__STATED PROBLEM__
Please set down all the lines beneath this one exactly, without the pictures.

__PROVIDED DATA__
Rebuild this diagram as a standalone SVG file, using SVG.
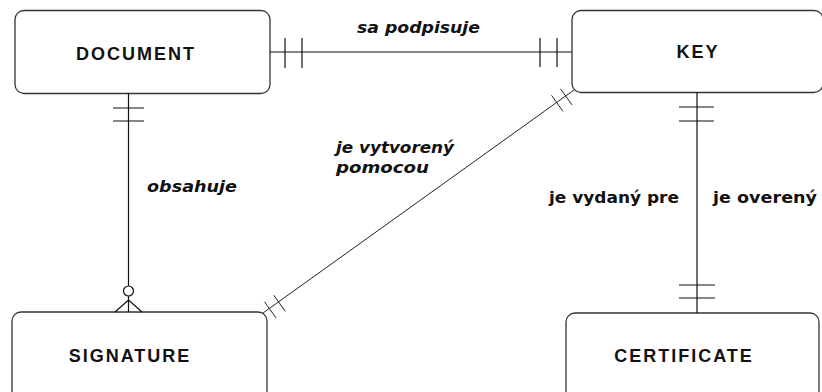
<svg xmlns="http://www.w3.org/2000/svg" width="822" height="392" viewBox="0 0 822 392">
<style>
.box{fill:#fff;stroke:#333;stroke-width:1.3}
.name{font-family:"Liberation Sans",Arial,sans-serif;font-weight:bold;font-size:18px;letter-spacing:2px;fill:#111;text-anchor:middle}
.lbl{font-family:"DejaVu Sans",Verdana,sans-serif;font-weight:bold;font-size:16px;fill:#111}
.it{font-style:italic}
.ln{stroke:#111;stroke-width:1.2;fill:none}
.dg{stroke:#222;stroke-width:1;fill:none}
</style>
<rect width="822" height="392" fill="#fff"/>
<g id="document"><rect class="box" x="15" y="10.5" width="255" height="83" rx="9"/><text class="name" x="136" y="60">DOCUMENT</text></g>
<g id="key"><rect class="box" x="572" y="10.5" width="251" height="82" rx="9"/><text class="name" x="698" y="58">KEY</text></g>
<g id="signature"><rect class="box" x="12" y="312" width="255" height="100" rx="9"/><text class="name" x="130" y="362">SIGNATURE</text></g>
<g id="certificate"><rect class="box" x="566" y="313" width="253" height="100" rx="9"/><text class="name" x="684" y="362">CERTIFICATE</text></g>
<g id="connectors">
<path class="ln" d="M270 52H572M285 38V68M302 38V68M540 38V67M557 38V67"/>
<path class="ln" d="M128.5 93.5V286M113 108H144M113 121H144M128.5 296V312M115 312L128.5 300L142 312"/>
<circle class="ln" cx="128.5" cy="291" r="5"/>
<path class="ln" d="M697 92.5V313M679 107H714M679 121H714M679 285H715M679 298H715"/>
<path class="dg" d="M263 313L574 90M264.5 301.8L276 317.9M273.8 295.3L285.3 311.4M551.5 95.3L563 111.4M560.5 88.8L572 104.9"/>
<text class="lbl it" x="357" y="33" textLength="123" lengthAdjust="spacingAndGlyphs">sa podpisuje</text>
<text class="lbl it" x="147" y="192" textLength="90" lengthAdjust="spacingAndGlyphs">obsahuje</text>
<text class="lbl it" x="336" y="153" textLength="118" lengthAdjust="spacingAndGlyphs">je vytvorený</text>
<text class="lbl it" x="336" y="173" textLength="93" lengthAdjust="spacingAndGlyphs">pomocou</text>
<text class="lbl" x="549" y="203" textLength="130" lengthAdjust="spacingAndGlyphs">je vydaný pre</text>
<text class="lbl" x="713" y="203" textLength="104" lengthAdjust="spacingAndGlyphs">je overený</text>
</g>
</svg>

__TASK OUTPUT__
Rebuild this diagram as a standalone SVG file, using SVG.
<svg xmlns="http://www.w3.org/2000/svg" width="822" height="392" viewBox="0 0 822 392">
<style>
.box{fill:#fff;stroke:#333;stroke-width:1.3}
.name{font-family:"Liberation Sans",Arial,sans-serif;font-weight:bold;font-size:18px;letter-spacing:2px;fill:#111;text-anchor:middle}
.lbl{font-family:"DejaVu Sans",Verdana,sans-serif;font-weight:bold;font-size:16px;fill:#111}
.it{font-style:italic}
.ln{stroke:#111;stroke-width:1.2;fill:none}
.dg{stroke:#222;stroke-width:1;fill:none}
</style>
<rect width="822" height="392" fill="#fff"/>
<g id="document"><rect class="box" x="15" y="10.5" width="255" height="83" rx="9"/><text class="name" x="136" y="60">DOCUMENT</text></g>
<g id="key"><rect class="box" x="572" y="10.5" width="251" height="82" rx="9"/><text class="name" x="698" y="58">KEY</text></g>
<g id="signature"><rect class="box" x="12" y="312" width="255" height="100" rx="9"/><text class="name" x="130" y="362">SIGNATURE</text></g>
<g id="certificate"><rect class="box" x="566" y="313" width="253" height="100" rx="9"/><text class="name" x="684" y="362">CERTIFICATE</text></g>
<g id="connectors">
<path class="ln" d="M270 52H572M285 38V68M302 38V68M540 38V67M557 38V67"/>
<path class="ln" d="M128.5 93.5V286M113 108H144M113 121H144M128.5 296V312M115 312L128.5 300L142 312"/>
<circle class="ln" cx="128.5" cy="291" r="5"/>
<path class="ln" d="M697 92.5V313M679 107H714M679 121H714M679 285H715M679 298H715"/>
<path class="dg" d="M263 313L574 90M264.5 301.8L276 317.9M273.8 295.3L285.3 311.4M551.5 95.3L563 111.4M560.5 88.8L572 104.9"/>
<text class="lbl it" x="357" y="33" textLength="123" lengthAdjust="spacingAndGlyphs">sa podpisuje</text>
<text class="lbl it" x="147" y="192" textLength="90" lengthAdjust="spacingAndGlyphs">obsahuje</text>
<text class="lbl it" x="336" y="153" textLength="118" lengthAdjust="spacingAndGlyphs">je vytvorený</text>
<text class="lbl it" x="336" y="173" textLength="93" lengthAdjust="spacingAndGlyphs">pomocou</text>
<text class="lbl" x="549" y="203" textLength="130" lengthAdjust="spacingAndGlyphs">je vydaný pre</text>
<text class="lbl" x="713" y="203" textLength="104" lengthAdjust="spacingAndGlyphs">je overený</text>
</g>
</svg>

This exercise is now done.